— start of Input records —

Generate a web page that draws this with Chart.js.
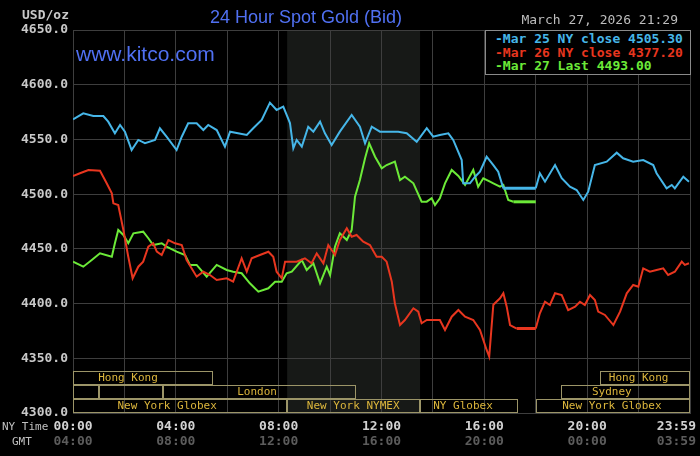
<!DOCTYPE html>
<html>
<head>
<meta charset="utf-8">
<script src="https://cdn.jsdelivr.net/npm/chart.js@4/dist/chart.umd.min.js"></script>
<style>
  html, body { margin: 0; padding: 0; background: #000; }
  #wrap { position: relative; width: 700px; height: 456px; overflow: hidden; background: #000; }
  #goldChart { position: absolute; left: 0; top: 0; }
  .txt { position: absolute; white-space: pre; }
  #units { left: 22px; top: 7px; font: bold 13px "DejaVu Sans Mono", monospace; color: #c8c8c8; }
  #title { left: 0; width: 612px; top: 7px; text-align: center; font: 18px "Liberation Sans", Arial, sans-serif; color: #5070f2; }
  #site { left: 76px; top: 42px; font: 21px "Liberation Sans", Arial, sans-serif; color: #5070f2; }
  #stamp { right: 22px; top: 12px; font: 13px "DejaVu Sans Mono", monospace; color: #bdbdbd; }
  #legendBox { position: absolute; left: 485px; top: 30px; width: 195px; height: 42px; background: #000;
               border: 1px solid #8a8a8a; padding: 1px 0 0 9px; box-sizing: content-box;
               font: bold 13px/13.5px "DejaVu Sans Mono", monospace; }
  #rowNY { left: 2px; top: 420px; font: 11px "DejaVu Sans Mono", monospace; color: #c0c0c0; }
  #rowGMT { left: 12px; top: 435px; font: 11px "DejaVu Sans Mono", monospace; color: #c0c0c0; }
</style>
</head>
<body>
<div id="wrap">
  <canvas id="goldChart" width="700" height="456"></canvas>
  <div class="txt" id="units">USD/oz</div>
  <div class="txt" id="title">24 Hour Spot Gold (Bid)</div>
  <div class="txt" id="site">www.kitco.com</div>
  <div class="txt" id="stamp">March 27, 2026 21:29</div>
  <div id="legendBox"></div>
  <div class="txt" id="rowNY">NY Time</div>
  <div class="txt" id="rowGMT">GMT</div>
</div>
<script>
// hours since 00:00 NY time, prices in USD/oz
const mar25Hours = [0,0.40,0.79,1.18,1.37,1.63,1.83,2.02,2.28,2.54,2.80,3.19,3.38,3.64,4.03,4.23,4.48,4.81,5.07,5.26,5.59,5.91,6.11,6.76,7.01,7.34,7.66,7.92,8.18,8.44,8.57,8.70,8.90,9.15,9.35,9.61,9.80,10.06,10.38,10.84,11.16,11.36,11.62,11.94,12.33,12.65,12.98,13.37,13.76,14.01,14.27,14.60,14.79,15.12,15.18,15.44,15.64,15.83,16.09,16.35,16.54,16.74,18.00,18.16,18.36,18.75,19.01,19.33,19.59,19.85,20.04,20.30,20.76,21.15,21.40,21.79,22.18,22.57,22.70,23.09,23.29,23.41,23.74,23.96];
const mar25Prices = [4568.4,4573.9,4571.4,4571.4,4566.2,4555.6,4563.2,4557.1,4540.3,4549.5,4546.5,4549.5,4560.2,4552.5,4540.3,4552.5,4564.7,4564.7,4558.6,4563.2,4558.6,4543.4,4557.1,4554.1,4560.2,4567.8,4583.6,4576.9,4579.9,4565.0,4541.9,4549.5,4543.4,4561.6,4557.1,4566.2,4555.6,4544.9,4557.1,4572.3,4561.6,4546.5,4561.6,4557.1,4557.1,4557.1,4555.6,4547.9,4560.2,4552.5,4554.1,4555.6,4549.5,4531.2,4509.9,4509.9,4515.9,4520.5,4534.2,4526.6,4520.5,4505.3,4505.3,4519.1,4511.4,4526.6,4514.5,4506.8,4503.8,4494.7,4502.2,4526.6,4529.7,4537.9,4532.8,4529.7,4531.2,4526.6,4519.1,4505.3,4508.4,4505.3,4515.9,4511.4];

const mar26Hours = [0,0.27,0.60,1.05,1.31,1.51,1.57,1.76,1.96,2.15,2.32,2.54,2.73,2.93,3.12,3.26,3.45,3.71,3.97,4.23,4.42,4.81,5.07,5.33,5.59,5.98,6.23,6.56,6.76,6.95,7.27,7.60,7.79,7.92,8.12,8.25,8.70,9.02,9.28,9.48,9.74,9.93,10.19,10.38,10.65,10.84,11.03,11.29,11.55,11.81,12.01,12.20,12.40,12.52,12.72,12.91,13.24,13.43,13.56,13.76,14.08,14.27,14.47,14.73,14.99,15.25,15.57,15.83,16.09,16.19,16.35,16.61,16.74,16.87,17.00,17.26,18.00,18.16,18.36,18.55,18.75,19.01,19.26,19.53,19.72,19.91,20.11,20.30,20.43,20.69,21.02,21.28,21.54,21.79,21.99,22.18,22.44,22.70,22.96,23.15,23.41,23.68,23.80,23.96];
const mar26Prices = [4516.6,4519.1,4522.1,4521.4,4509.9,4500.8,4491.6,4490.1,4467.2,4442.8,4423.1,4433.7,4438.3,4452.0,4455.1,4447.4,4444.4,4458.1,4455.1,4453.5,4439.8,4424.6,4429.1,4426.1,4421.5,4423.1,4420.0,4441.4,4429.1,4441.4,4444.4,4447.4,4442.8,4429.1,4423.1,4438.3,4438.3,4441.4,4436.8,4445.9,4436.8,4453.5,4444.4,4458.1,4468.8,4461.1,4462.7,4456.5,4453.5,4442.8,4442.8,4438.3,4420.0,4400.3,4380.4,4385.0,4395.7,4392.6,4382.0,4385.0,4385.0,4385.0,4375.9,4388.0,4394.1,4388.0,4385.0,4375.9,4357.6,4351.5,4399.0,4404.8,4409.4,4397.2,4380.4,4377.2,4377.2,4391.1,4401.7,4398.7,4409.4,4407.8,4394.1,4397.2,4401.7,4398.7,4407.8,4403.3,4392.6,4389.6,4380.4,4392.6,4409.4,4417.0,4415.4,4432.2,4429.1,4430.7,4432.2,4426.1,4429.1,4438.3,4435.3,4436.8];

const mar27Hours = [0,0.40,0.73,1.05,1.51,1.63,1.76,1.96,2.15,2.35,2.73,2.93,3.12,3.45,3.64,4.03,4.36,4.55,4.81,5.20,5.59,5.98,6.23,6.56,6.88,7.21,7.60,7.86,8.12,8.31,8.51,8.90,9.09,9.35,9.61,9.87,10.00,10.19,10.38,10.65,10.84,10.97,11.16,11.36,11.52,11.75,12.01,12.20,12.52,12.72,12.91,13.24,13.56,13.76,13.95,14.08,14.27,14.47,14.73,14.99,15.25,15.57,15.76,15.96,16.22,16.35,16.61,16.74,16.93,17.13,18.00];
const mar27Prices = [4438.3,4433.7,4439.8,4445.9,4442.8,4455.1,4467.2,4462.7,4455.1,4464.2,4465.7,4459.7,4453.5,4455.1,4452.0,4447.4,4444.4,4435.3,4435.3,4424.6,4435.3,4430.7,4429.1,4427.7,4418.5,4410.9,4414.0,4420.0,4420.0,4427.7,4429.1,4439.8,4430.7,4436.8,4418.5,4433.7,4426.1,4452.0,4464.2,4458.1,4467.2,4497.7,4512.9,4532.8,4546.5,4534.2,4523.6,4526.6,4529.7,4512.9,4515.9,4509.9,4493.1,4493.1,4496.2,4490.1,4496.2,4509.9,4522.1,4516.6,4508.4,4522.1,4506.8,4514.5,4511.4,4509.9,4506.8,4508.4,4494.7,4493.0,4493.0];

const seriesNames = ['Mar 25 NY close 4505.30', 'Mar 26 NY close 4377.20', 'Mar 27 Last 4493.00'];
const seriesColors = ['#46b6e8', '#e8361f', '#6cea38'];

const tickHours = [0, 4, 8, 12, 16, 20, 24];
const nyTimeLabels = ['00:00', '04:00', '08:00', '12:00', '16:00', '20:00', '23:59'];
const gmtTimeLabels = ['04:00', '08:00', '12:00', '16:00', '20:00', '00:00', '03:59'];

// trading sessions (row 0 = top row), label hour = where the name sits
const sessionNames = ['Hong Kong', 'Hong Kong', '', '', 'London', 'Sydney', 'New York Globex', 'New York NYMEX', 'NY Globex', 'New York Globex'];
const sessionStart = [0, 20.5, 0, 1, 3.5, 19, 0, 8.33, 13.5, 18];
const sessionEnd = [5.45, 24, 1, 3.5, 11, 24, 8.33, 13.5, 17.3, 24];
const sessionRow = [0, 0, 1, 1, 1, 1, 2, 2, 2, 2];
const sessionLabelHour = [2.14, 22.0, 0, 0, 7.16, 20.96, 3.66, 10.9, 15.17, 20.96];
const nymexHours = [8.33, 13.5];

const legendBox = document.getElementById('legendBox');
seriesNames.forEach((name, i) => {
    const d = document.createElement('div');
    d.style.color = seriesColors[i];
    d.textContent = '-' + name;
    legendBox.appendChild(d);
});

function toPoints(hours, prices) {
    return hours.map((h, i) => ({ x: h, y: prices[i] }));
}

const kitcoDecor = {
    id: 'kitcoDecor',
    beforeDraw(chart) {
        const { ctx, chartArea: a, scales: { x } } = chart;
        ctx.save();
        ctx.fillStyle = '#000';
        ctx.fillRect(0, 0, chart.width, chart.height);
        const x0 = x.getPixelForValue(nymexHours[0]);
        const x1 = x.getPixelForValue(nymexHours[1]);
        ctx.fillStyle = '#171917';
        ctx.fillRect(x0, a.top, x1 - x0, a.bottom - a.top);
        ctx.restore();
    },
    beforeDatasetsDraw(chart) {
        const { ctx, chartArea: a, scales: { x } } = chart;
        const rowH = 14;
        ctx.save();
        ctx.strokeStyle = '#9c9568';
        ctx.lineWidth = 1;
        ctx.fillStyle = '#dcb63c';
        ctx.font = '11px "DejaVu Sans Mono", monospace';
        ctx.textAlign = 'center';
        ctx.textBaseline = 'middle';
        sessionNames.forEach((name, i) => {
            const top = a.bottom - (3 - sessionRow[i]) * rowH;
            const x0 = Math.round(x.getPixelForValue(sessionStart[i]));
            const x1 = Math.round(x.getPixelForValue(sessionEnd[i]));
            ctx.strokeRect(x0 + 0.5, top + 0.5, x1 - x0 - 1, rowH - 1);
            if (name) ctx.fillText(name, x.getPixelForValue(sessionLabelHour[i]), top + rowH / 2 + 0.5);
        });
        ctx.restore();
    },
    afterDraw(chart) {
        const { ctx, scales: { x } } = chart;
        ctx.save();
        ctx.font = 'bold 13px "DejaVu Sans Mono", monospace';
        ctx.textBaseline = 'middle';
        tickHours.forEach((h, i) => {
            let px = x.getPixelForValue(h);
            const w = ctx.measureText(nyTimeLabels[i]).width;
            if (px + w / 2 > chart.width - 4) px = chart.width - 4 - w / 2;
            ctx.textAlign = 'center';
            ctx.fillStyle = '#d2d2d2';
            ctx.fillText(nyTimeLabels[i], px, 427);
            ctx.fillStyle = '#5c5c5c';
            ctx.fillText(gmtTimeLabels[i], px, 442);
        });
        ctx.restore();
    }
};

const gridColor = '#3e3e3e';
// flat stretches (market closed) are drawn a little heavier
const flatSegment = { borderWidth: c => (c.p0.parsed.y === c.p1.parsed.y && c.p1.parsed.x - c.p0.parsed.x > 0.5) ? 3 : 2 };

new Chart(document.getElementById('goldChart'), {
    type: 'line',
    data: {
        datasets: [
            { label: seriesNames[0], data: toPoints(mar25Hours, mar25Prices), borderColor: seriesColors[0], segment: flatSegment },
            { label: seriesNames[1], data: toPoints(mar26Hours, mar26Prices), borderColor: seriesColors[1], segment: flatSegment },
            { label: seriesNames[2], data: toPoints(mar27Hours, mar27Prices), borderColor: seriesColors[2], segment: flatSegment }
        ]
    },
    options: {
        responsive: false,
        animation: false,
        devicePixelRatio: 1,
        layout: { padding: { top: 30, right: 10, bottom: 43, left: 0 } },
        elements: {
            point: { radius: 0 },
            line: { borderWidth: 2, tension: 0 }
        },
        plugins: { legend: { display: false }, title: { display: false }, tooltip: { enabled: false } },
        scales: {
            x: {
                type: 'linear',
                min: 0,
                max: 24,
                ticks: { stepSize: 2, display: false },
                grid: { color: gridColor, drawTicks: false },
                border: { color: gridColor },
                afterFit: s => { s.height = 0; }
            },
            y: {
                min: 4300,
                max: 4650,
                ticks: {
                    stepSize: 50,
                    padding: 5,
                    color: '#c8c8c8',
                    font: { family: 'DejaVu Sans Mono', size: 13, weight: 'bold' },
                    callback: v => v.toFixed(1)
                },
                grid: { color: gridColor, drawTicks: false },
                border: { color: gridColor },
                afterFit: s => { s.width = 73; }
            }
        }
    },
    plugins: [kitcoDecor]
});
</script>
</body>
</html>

— end of Input records —
— start of Input records —

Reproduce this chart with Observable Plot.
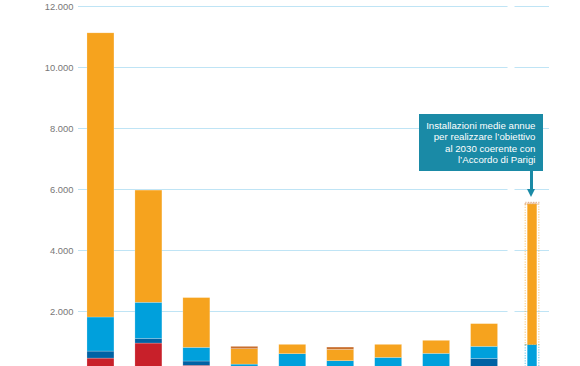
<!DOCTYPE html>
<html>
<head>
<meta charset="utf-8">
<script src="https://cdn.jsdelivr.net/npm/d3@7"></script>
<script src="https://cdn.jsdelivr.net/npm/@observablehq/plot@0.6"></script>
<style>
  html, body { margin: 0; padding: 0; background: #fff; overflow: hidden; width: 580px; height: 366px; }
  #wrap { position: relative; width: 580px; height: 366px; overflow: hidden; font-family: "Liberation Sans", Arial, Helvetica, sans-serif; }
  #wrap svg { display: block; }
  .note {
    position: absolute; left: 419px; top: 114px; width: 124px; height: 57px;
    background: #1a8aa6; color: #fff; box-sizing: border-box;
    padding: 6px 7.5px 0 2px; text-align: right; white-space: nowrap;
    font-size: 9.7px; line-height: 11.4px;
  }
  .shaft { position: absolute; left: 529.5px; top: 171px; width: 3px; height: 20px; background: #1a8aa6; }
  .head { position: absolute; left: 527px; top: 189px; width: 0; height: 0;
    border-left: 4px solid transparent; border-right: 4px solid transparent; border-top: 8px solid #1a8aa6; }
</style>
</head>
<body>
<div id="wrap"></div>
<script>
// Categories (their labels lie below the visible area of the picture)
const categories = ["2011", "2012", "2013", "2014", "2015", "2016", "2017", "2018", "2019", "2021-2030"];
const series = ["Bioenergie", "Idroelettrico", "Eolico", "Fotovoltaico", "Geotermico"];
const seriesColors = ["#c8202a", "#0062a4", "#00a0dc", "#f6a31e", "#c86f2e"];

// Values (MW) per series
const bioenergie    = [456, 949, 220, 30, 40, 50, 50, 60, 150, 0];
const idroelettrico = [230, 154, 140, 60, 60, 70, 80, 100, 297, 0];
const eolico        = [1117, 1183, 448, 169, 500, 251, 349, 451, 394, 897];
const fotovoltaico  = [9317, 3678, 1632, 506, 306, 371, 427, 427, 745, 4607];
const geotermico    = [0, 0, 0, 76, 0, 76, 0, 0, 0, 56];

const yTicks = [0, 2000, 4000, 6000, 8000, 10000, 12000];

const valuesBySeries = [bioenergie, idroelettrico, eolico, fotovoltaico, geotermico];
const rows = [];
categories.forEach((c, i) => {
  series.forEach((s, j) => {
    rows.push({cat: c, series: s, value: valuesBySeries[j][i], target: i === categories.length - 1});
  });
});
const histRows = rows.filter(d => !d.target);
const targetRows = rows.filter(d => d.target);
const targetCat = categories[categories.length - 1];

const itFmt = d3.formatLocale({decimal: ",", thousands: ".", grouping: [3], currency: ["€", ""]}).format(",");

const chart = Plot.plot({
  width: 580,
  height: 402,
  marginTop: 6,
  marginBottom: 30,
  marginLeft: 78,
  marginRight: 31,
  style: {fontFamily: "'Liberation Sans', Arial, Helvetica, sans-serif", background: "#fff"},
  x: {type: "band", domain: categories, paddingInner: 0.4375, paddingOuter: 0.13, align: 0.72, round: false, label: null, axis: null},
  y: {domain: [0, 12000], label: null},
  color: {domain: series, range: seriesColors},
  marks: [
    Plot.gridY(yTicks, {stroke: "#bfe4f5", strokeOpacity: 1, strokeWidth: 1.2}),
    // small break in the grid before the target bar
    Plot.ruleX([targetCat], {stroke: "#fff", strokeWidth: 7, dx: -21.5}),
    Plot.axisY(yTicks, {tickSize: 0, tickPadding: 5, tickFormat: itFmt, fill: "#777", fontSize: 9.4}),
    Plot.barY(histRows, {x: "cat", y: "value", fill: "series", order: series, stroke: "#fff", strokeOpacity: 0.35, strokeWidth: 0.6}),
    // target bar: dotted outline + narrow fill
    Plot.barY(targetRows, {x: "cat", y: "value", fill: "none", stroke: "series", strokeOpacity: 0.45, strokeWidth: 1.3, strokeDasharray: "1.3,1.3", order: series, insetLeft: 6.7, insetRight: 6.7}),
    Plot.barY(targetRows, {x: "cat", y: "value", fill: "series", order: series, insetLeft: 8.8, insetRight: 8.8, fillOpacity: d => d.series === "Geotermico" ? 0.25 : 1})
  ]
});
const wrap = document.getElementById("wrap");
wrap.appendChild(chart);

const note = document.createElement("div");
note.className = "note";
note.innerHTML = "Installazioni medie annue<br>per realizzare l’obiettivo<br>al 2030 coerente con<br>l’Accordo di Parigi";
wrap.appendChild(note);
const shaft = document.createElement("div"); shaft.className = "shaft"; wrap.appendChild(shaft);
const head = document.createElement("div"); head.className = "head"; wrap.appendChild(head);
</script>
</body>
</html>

— end of Input records —

Exercise prompt —
Find how many of the lines above have the word "this" in them. State only that number.

The reply —
2